Wandered afterwards all throughout the area surrounding Holy Innocents Church near Chicago and Ashland. It was my first time back to this neighborhood in a long long time. I used to roam all those back streets (Ohio, Superior etc) and know all those turn-of-the-century houses by heart. It nearly broke my heart to see every single quaint little street defaced by at least one hideous condominium; grotesque "lofts" and cinderblock constructions replacing the most extraordinary craftsmanship and masonry. Surely, there must be a circle in Dante's Hell for these condominium dwellers. There used to be a limestone mansion not far from Flo's that was just a marvel of design: detailed hand-carved ornamentation, granite columns, beautiful original woodwork around the round bay windows. It's now an awful cinderblock condo. Stopped at Cafe Central (where Erik M. spied on me ;) while I perused the menu) and at Flo's where I had the most delicious cobbler I have ever tasted. It turned out to be Joan's (Joan of this board). I was told at Flo's that Joan used apple, banana, plum and cranberry for this particular cobbler. I loved the slight bite of acidity from some of the fruit skin that Joan left on her fruits. The cobbler was very moist, with a lot of textural interest as well from the cornmeal on the crust. The whole cobbler (displayed near the front door) was also visually very beautiful, with its squarish shape and slight "dipping" towards the center. Flo's served this warmed through and with a velvety sabayon made with champagne. I was told that they do not necessarily make the sabayon with champagne but may use another wine/liquor but I thought that champagne worked very well here, providing a "heady", slightly sourey/acidic counterpoint.
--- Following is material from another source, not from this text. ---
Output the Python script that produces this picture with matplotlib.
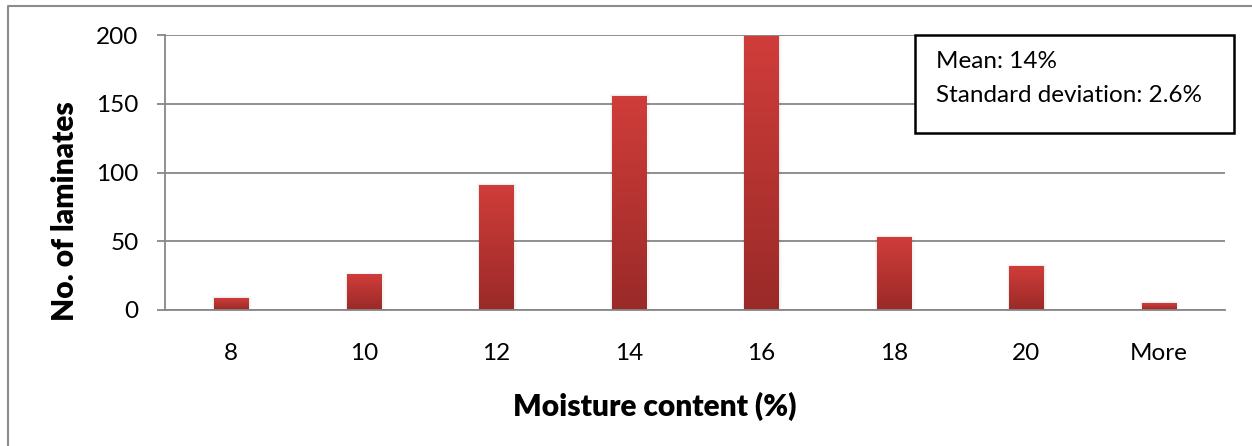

Excellent service at Flo's by the way. We were really apologetic about coming in on a Saturday night at peak period just for coffee. We made sure to ask the waitress (I wish I got her name) if we would be counted among her number of covers and if she would be "cheated" out of a fair number bec of us. She was very gracious and kept reassuring us that it was not a problem at all. Excellent and friendly assistant (busser) as well. Flo's has always been a warm open inviting place from the day it opened and I am really glad to come back to discover that they have managed to maintain this atmosphere even now that they have expanded to dinner service and even now that the nieghborhood has changed so much. Needless to say, we made sure to take good care of the waitress by tipping close to what we thought her "lost covers" would.
Were headed to Sonotheque but the show was very late (11 p.m.) so we just headed to Gold Star where I sat getting drunk on bourbon from 8:30 to 1:30.